Ich unterbreche meine Aufräumarbeit und blättere die alten Briefe durch. Da sind rosa Briefumschläge mit Pferdebildaufklebern und schnörkeliger Mädchenhandschrift. Ich entdecke Liebesbriefe von meinem ersten Freund, Grüße von der Familie aus Sachsen und Urlaubspostkarten. Hängen bleibe ich an einem Stapel von Briefen, die in gerader klarer Handschrift an mich adressiert sind. Sie kommen von meiner Patentante aus Ostfriesland. Im vergangenen Jahr starb sie mit 87 Jahren.
Ich beginne zu lesen.
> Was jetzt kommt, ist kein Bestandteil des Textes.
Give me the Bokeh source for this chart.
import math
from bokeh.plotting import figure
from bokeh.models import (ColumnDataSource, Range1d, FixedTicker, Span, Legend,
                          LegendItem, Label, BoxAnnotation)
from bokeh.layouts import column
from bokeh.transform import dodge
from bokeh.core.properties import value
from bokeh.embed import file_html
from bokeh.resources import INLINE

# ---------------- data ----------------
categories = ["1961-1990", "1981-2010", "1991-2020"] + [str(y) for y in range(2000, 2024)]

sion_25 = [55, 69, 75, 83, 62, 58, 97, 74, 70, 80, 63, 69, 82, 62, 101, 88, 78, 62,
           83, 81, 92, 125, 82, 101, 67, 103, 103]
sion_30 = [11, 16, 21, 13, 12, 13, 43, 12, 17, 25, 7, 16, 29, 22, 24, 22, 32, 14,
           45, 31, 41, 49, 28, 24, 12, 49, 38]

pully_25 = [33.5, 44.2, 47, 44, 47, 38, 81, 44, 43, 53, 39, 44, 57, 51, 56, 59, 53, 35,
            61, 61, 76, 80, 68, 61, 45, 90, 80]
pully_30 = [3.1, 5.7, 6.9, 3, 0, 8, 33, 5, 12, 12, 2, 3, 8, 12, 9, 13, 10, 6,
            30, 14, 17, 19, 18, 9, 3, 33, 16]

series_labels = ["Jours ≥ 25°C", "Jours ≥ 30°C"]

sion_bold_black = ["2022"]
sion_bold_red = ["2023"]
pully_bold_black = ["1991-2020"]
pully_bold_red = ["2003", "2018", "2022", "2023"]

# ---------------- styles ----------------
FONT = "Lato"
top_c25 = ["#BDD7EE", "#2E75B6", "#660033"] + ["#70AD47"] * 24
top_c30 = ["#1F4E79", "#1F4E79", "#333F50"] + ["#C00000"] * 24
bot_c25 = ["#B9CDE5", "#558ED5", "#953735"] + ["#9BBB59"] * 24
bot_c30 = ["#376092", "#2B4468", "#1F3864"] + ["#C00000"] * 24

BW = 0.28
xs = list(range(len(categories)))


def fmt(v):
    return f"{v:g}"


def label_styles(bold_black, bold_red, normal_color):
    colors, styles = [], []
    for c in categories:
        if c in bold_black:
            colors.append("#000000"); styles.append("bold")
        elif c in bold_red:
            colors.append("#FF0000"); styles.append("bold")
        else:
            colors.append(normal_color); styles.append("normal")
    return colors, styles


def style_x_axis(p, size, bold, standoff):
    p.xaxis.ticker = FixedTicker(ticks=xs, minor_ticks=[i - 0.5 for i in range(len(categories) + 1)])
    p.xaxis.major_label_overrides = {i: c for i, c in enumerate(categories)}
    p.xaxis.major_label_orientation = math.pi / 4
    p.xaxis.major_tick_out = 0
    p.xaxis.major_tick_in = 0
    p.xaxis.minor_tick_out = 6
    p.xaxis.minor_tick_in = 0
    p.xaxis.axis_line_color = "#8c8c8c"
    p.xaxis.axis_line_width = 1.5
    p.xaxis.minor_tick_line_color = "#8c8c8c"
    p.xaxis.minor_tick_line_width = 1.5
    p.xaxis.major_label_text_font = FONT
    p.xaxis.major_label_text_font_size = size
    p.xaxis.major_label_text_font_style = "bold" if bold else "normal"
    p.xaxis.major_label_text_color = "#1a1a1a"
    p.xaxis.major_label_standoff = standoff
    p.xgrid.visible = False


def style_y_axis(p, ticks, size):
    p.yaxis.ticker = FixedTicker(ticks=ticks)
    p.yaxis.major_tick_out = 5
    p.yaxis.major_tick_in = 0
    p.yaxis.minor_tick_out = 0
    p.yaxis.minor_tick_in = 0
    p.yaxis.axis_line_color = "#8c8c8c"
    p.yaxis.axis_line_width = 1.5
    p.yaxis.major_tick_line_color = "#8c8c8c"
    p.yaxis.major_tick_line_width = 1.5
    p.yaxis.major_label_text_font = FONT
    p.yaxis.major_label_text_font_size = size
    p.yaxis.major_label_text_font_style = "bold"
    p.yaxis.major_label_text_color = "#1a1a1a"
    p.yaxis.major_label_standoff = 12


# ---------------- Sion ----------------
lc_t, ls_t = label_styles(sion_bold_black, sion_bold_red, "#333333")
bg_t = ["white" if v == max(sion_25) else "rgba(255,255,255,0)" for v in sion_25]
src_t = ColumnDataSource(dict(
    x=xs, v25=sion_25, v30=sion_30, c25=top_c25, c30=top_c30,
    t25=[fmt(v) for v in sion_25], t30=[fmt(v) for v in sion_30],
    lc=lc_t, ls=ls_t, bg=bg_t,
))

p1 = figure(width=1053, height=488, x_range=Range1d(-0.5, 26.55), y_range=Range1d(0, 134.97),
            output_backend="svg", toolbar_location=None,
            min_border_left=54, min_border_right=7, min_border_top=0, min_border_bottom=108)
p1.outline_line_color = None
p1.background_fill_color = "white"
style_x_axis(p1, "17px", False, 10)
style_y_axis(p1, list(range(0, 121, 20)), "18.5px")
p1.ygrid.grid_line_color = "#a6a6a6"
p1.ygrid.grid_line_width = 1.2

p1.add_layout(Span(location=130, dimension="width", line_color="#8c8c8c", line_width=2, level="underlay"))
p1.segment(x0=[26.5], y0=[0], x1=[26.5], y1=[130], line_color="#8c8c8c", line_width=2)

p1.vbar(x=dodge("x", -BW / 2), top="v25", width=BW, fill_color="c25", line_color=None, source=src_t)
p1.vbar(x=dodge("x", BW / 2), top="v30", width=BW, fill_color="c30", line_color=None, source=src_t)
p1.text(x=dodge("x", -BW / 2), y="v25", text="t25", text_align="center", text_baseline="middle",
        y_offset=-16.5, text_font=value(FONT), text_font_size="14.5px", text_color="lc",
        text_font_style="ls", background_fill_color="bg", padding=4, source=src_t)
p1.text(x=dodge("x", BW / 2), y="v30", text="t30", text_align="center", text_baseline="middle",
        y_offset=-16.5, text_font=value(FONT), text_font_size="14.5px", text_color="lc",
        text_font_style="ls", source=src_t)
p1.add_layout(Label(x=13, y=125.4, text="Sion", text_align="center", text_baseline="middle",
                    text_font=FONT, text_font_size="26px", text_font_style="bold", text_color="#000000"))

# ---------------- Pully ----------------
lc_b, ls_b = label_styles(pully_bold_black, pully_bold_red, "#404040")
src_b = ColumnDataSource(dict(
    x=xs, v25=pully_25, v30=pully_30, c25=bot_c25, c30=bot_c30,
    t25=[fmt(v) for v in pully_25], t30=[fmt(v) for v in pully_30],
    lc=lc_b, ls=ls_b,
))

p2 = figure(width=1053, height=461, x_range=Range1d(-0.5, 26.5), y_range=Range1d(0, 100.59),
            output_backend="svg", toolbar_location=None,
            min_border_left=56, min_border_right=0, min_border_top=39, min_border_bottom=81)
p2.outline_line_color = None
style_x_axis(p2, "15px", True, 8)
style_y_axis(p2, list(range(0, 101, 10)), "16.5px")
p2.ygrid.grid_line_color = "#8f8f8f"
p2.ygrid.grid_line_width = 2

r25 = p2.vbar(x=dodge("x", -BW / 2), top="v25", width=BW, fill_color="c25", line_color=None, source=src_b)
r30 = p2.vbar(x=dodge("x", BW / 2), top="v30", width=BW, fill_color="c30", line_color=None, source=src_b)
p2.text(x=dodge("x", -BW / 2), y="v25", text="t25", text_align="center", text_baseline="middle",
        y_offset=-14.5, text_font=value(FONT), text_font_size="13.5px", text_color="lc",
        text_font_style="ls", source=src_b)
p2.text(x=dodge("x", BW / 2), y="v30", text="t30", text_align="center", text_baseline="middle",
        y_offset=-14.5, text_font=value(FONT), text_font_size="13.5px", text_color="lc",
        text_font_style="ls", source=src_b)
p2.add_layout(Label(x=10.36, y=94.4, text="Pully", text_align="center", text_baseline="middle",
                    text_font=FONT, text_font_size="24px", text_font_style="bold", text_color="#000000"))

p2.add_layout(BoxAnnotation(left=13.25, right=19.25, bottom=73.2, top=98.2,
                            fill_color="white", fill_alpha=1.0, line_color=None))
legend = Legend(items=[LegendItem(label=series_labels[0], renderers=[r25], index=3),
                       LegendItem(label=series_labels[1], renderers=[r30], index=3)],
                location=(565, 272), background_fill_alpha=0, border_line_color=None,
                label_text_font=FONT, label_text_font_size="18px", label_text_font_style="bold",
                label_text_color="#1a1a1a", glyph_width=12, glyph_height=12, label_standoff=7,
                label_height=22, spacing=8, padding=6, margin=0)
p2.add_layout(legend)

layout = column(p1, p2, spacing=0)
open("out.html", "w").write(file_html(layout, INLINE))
Da sind Geburtstagsgrüße und gute Wünsche. Einen ersten langen Brief schrieb sie mir nach dem Tod meiner Mutter. Damals war ich acht Jahre alt, und ich weiß noch, wie dankbar ich war, dass ich einen ganz eigenen Brief von ihr bekam. Am Ende des Briefes steht der Satz: "Ich bete für dich." Ich weiß nicht, ob mir dieser Satz als Kind etwas bedeutet hat, aber jetzt bewegt er mich. Ich finde ihn auch in späteren Briefen von ihr. Sie schreibt ihn als ein weiterer Schicksalsschlag die Familie trifft. Sie schreibt ihn als ich ihr von meinem ersten Liebeskummer erzähle. Sie schreibt ihn, als sie weiß, dass ich mich in meinen Abschlussprüfungen befinde, als mein beruflicher Weg beginnt, zu meiner Hochzeit, als meine Tochter geboren wird. Immer wieder: "Ich bete für dich."
In all den Jahren haben meine Patentante und ich uns nur sehr selten gesehen. Oft lagen viele Jahre zwischen unseren Begegnungen. Heute rührt es mich sehr, dass sie mich offenbar in all den Jahren regelmäßig – vielleicht sogar täglich – in ihr Gebet eingeschlossen und an mich gedacht hat. Und auch, wenn mir das lange gar nicht bewusst war: wieso sollte es nicht dazu beigetragen haben, dass ich meinen Weg trotz aller Herausforderungen immer wieder so zuversichtlich gehen konnte.